I am not aware of any major pitfalls except for the just mentioned choosing of a completely wrong active space.

In any case it is a good idea to give the CASSCF calculation a few cycles and see how the active space is developing. Sometimes you need to adjust the active space long before the calculation converges and then you will have already a much better guess than with your initial starting orbitals.

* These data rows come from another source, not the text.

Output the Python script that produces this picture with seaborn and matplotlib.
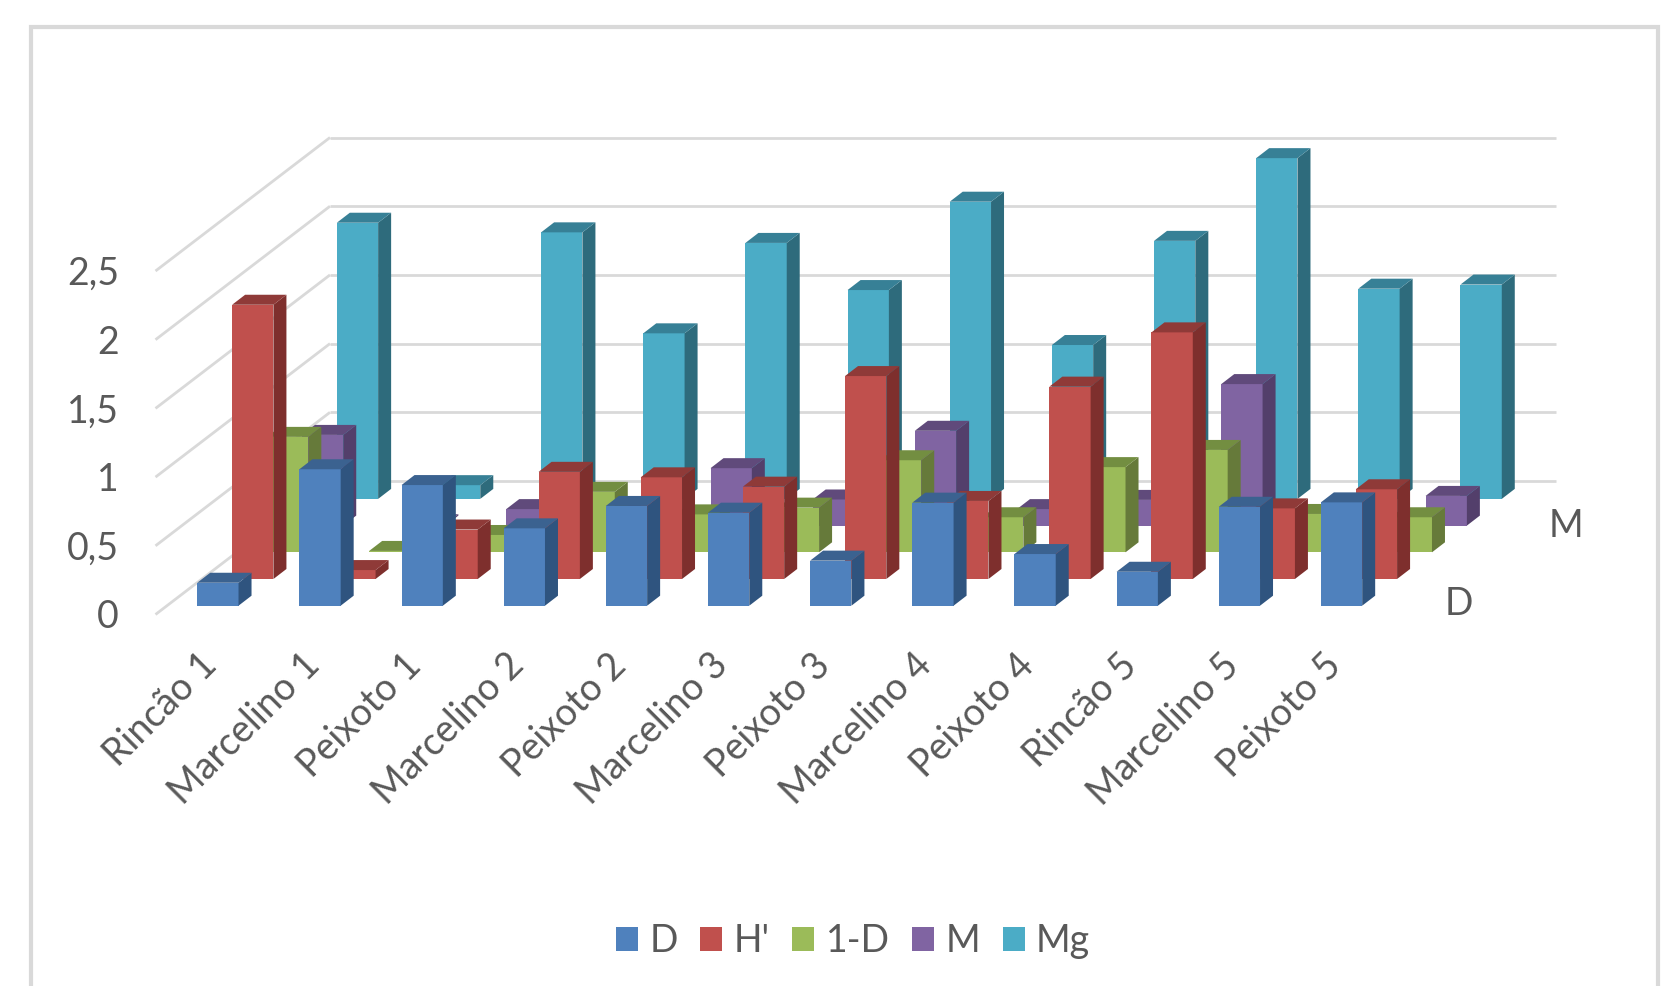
import matplotlib
matplotlib.use("Agg")
import matplotlib.pyplot as plt
from matplotlib.patches import Patch, Polygon, Rectangle
from matplotlib.lines import Line2D
from matplotlib.transforms import ScaledTranslation
import pandas as pd
import seaborn as sns

categories = ["Rincão 1", "Marcelino 1", "Peixoto 1", "Marcelino 2", "Peixoto 2", "Marcelino 3",
              "Peixoto 3", "Marcelino 4", "Peixoto 4", "Rincão 5", "Marcelino 5", "Peixoto 5"]
d_values = [0.167, 0.993, 0.878, 0.563, 0.726, 0.677, 0.328, 0.750, 0.376, 0.247, 0.720, 0.752]
h_values = [1.996, 0.065, 0.360, 0.780, 0.740, 0.672, 1.477, 0.568, 1.400, 1.795, 0.514, 0.653]
one_minus_d = [0.840, 0.010, 0.126, 0.440, 0.276, 0.325, 0.670, 0.255, 0.620, 0.745, 0.279, 0.255]
m_values = [0.660, 0.010, 0.120, 0.140, 0.418, 0.190, 0.690, 0.120, 0.187, 1.030, 0.100, 0.216]
mg_values = [2.010, 0.100, 1.940, 1.205, 1.863, 1.520, 2.163, 1.120, 1.878, 2.480, 1.530, 1.560]
series_names = ["D", "H'", "1-D", "M", "Mg"]
series_values = [d_values, h_values, one_minus_d, m_values, mg_values]
front_colors = ["#4F81BD", "#C0504D", "#9BBB59", "#8064A2", "#4BACC6"]
side_colors = ["#2F547F", "#7E2F2D", "#667A3A", "#533F6B", "#2E6B7C"]
top_colors = ["#3B6290", "#8F3A38", "#738E41", "#604A7B", "#378096"]
y_ticks = [0, 0.5, 1, 1.5, 2, 2.5]
y_tick_labels = ["0", "0,5", "1", "1,5", "2", "2,5"]

W, H = 1665, 986
SLOT = 102.15
UNIT = 137.4
BAR = 41.3
STEP_X, STEP_Y = 34.9, 26.7
FACE_X, FACE_Y = 13.0, 10.0
TEXT = "#595959"
GRID = "#D9D9D9"
FONT = "Lato"
SIZE = 27

sns.set_theme(style="white")
plt.rcParams["font.family"] = [FONT, "DejaVu Sans"]
fig = plt.figure(figsize=(W / 100, H / 100), dpi=100, facecolor="white")

fig.add_artist(Rectangle((31 / W, -0.1), (1658 - 31) / W, 1.1 - 27 / H, transform=fig.transFigure,
                         fill=False, edgecolor=GRID, linewidth=3))


def make_axes(left, base):
    ax = fig.add_axes([left / W, 1 - base / H, 12 * SLOT / W, 2.5 * UNIT / H])
    ax.patch.set_visible(False)
    for spine in ax.spines.values():
        spine.set_visible(False)
    return ax


# back wall with grid, and the side wall diagonals
wall = make_axes(330, 481)
wall.set_xlim(-0.5, 11.5)
wall.set_ylim(0, 2.5)
wall.set_xticks([])
wall.set_yticks([])
for tick in y_ticks:
    wall.axhline(tick, color=GRID, lw=2, clip_on=False, solid_capstyle="butt")
    wall.add_line(Line2D([-0.5, -0.5 - 5 * STEP_X / SLOT], [tick, tick - 5 * STEP_Y / UNIT],
                         color=GRID, lw=2, clip_on=False, solid_capstyle="butt"))

# value axis at the front left corner
front = make_axes(155, 614)
front.set_xlim(-0.5, 11.5)
front.set_ylim(0, 2.5)
front.set_xticks([])
front.set_yticks(y_ticks)
front.set_yticklabels(y_tick_labels, color=TEXT, fontsize=SIZE)
front.tick_params(axis="y", length=0, pad=26)

# one axes per series, from the back row to the front row
for s in range(4, -1, -1):
    ax = make_axes(166.8 + s * STEP_X, 605.7 - s * STEP_Y)
    df = pd.DataFrame({"category": categories, "value": series_values[s]})
    sns.barplot(data=df, x="category", y="value", color=front_colors[s], saturation=1,
                width=BAR / SLOT, ax=ax, errorbar=None, edgecolor="none", linewidth=0)
    ax.set_xlim(-0.5, 11.5)
    ax.set_ylim(0, 2.5)
    ax.set_xlabel("")
    ax.set_ylabel("")
    ax.set_yticks([])
    dx, dy = FACE_X / SLOT, FACE_Y / UNIT
    for bar in list(ax.patches):
        x0, w, h = bar.get_x(), bar.get_width(), bar.get_height()
        ax.add_patch(Polygon([(x0 + w, 0), (x0 + w + dx, dy), (x0 + w + dx, h + dy), (x0 + w, h)],
                             facecolor=side_colors[s], edgecolor="none", linewidth=0, clip_on=False))
        ax.add_patch(Polygon([(x0, h), (x0 + w, h), (x0 + w + dx, h + dy), (x0 + dx, h + dy)],
                             facecolor=top_colors[s], edgecolor="none", linewidth=0, clip_on=False))
    if s == 0:
        ax.set_xticks(range(len(categories)))
        ax.set_xticklabels(categories, rotation=45, ha="right", rotation_mode="anchor",
                           color=TEXT, fontsize=SIZE)
        ax.tick_params(axis="x", length=0, pad=24)
        shift = ScaledTranslation(-19 / 100, -8 / 100, fig.dpi_scale_trans)
        for label in ax.get_xticklabels():
            label.set_transform(label.get_transform() + shift)
    else:
        ax.set_xticks([])
    if series_names[s] in ("D", "M"):
        ax.annotate(series_names[s], xy=(11.5, 0), xytext=(66 if s == 0 else 69, 2 if s == 0 else 0),
                    textcoords="offset pixels", color=TEXT, fontsize=SIZE, ha="center", va="center",
                    annotation_clip=False)

handles = [Patch(facecolor=c, edgecolor="none", label=n) for c, n in zip(front_colors, series_names)]
fig.legend(handles=handles, loc="center", bbox_to_anchor=(853 / W, 1 - 941 / H), ncol=5, frameon=False,
           fontsize=SIZE, labelcolor=TEXT, handlelength=0.59, handleheight=0.59,
           handletextpad=0.3, columnspacing=0.6)

fig.savefig("out.png", dpi=100, facecolor="white")
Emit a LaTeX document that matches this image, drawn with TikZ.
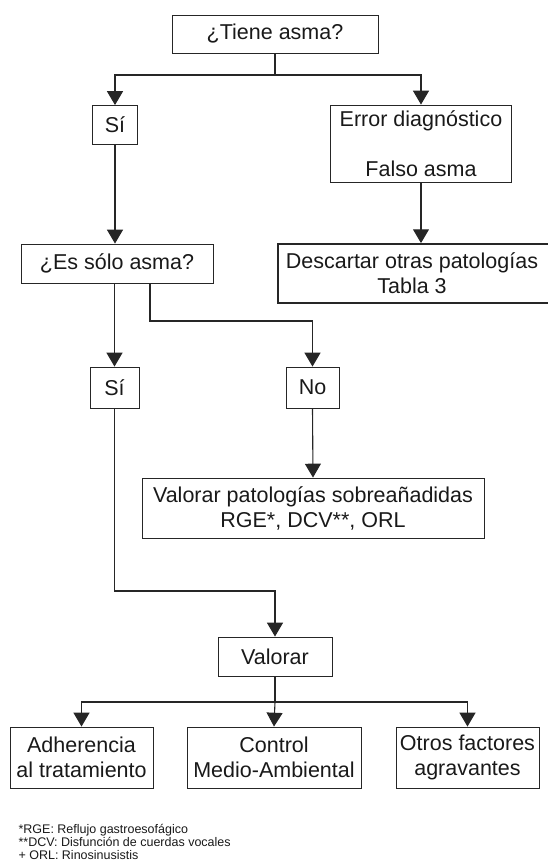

I personally use the following routine

R(O)HF [x+] -> CAS(x, ⌈½x⌉ +1) 
            -> RAS(x+2n, ⌈½x⌉ +n +1) 
            -> CAS(x+2n, ⌈½x⌉ +n +1) 
            -> RAS(...) 
            -> CAS(...) -> ...

to narrow down the active space and include all orbitals I want and need. In most cases I am not converging the intermediate calculations, except for the minimal CAS.
As you can see the procedure that follows after your start orbitals is much™ more time consuming, so it really does not matter.

Answer 2

Hartree-Fock Orbitals are Always the Wrong Choice for CAS Calculations

In Hartree-Fock (HF) theory, only the occupied orbitals contribute to the electronic energy. Due to the presence of Fock exchange, the Fock operator is different for occupied and virtual orbitals. For occupied orbitals, the Fock exchange exactly cancels the Coulomb interaction of the electron with itself. Hence, electrons in occupied orbitals experience the mean-field potential of the N-1 remaining electrons. Since virtual orbitals do not contribute to the potential, there exists no exchange term to cancel part of the Coulomb potential for these orbitals. Therefore, virtual orbitals experience the full potential due to the N electrons in the occupied orbital space. Compared to the occupied orbitals, these orbitals are relatively diffuse and high in energy. They rather correspond to anionic states and do not represent a good estimate to describe charge-neutral excited states. Consequently, HF virtual orbitals are not a reasonable starting point for CAS calculations, since their character can change dramatically once they become partially occupied.

Though it may seem counterintuitive in an ab-initio framework, Kohn-Sham (KS) DFT provides a much better starting point. Due to the lack of orbital-dependent Fock exchange in (semi-)local DFT, the occupied and virtual KS orbitals are generated in the same mean-field Coulomb and exchange potential. Thus, occupied and virtual orbitals are described on equal footing, i.e., both experience a mean-field potential from approximately N-1 electrons. Therefore, virtual KS orbitals represent a much better guess for charge-neutral excited states (cf. the reasonable performance of TD-DFT compared to CIS for vertical excitation energies). A comprehensive discussion of the band gap in Hartree-Fock theory, as well as in "exact" and approximate KS-DFT, is given in the following paper:

Baerends & Gritsenko & van Meer: The Kohn-Sham gap, the fundamental gap and the optical gap: the physical meaning of occupied and virtual Kohn-Sham orbital energies

There are alternative options, if one wants to avoid (semi-)local KS-DFT orbitals, which are inevitably affected by the so-called self-interaction error. For example, fractional occupation number (FON)-HF orbitals from an electronic temperature treatment serve as a good starting point, since the virtual orbitals become partially occupied. Such a treatment comes at no extra computational cost and is used, e.g., in FOMO-CASCI. Using natural transition orbitals (NTOs) form a CIS calculation is more physically motivated. While it is somewhat more elaborate, the additional computational cost is negligible compared to the subsequent CAS treatment. The higher quality for the initial set of orbitals will more than pay back through a faster and more robust convergence of the CAS procedure.

Answer 3

I can't tell you when a UHF reference wave-function would be a good idea (maybe if you don't have ROHF), but I think it might be a BAD idea if UHF generates a significantly spin-contaminated wave-function (UHF wave-functions are not eigenfunctions of S^2). Orbitals in your CASSCF active space will obviously be optimized, but the non-active occupied and external spaces will forever stay, in your case, UHF natural orbitals.

Two configuration MCSCF (TCSCF) is a tiny bit more expensive than UHF but results in S^2 eigenfunctions. Also, I have had luck with MP2 natural orbitals (RHF/ROHF reference).